Her film debut came at 16, in 1994, opposite Kate Winslet in Peter Jackson’s Heavenly Creatures. Though the performance won her Best Actress at the New Zealand Film and Television Awards, doors didn’t open in exactly the way she might have hoped. “When I was a teenager in the ’90s and I was auditioning, I was told, ‘You’re a character actor. You are not the ingenue,’” she recalls. “There were all these names and labels that were just given to me, so I was like, OK, I better work within this box.”
After moving to the U.S., she had the repeated frustration of seeing the same kind of role, which she describes as the “fat friend,” come in her direction. “It’s not vanity—I don’t have any illusions about what I look like,” she says. “But it’s such an ugly character to just be there as—‘Ugh, imagine if some guy had to deal with this person.’” She landed a high-profile role as Rose, dedicated stalker of Charlie Sheen’s character on Two and a Half Men, but got out of her contract to avoid being tied down by what would become one of the most popular sitcoms on air.
That freedom put her on a path that led to roles opposite George Clooney in Up in the Air and Matt Damon in The Informant! and the Duplass brothers’ critically revered but short-lived HBO series Togetherness, whose brutally candid depiction of the ups and downs of a modern marriage (between spouses played by Lynskey and Mark Duplass) was too real for some viewers to bear.
Lynskey typecasts herself, in her Twitter bio, as a “constant portrayer of morose or dispirited types,” but if there’s one thread that connects the majority of her characters, it is that they are messy.
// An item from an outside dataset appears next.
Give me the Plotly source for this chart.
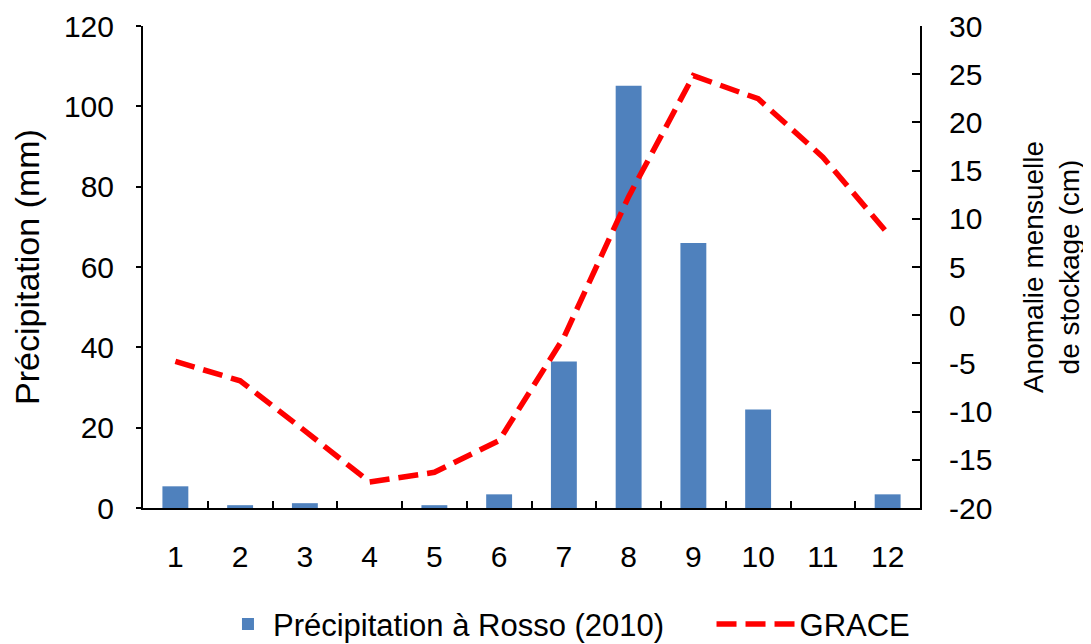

And though their messiness can be challenging for viewers—even pure Ruth, in her quest, stoops to the kind of behavior she seeks to eradicate—there is something about Lynskey’s quavering half-whisper and bone-deep sweetness that makes it difficult not to shovel empathy toward her by the bucketful.
The action in I Don’t Feel at Home in This World Anymore. may pivot around some silver spoons and canine feces, but it will feel, to many viewers, surprisingly timely. “It feels so much more about how people are willing to treat other people,” Lynskey says of this political moment. “I don’t understand when this happened—when people having health care, people being taken care of, how that threatens other people. Don’t we want to make the world better?” She knows the question sounds naïve, but she genuinely means it. “It’s little things, but it’s just people not thinking that someone’s going to have to pick the poop up, that there’s someone working in the supermarket who’s going to have to put the chips you dropped back on the shelf.”
The film takes its name from “This World is Not My Home,” a 1965 country gospel song by Jim Reeves. Its lyrics tell the story of a man preparing for his eternal home, angels beckoning, saints shouting victory. Lynskey says she’s not the churchgoing kind. But she offers a form of spiritual release for believers and nonbelievers alike. By reflecting our own mistakes and humiliations back to us, she does what performers do at their best. She makes us feel a little more at home in this world.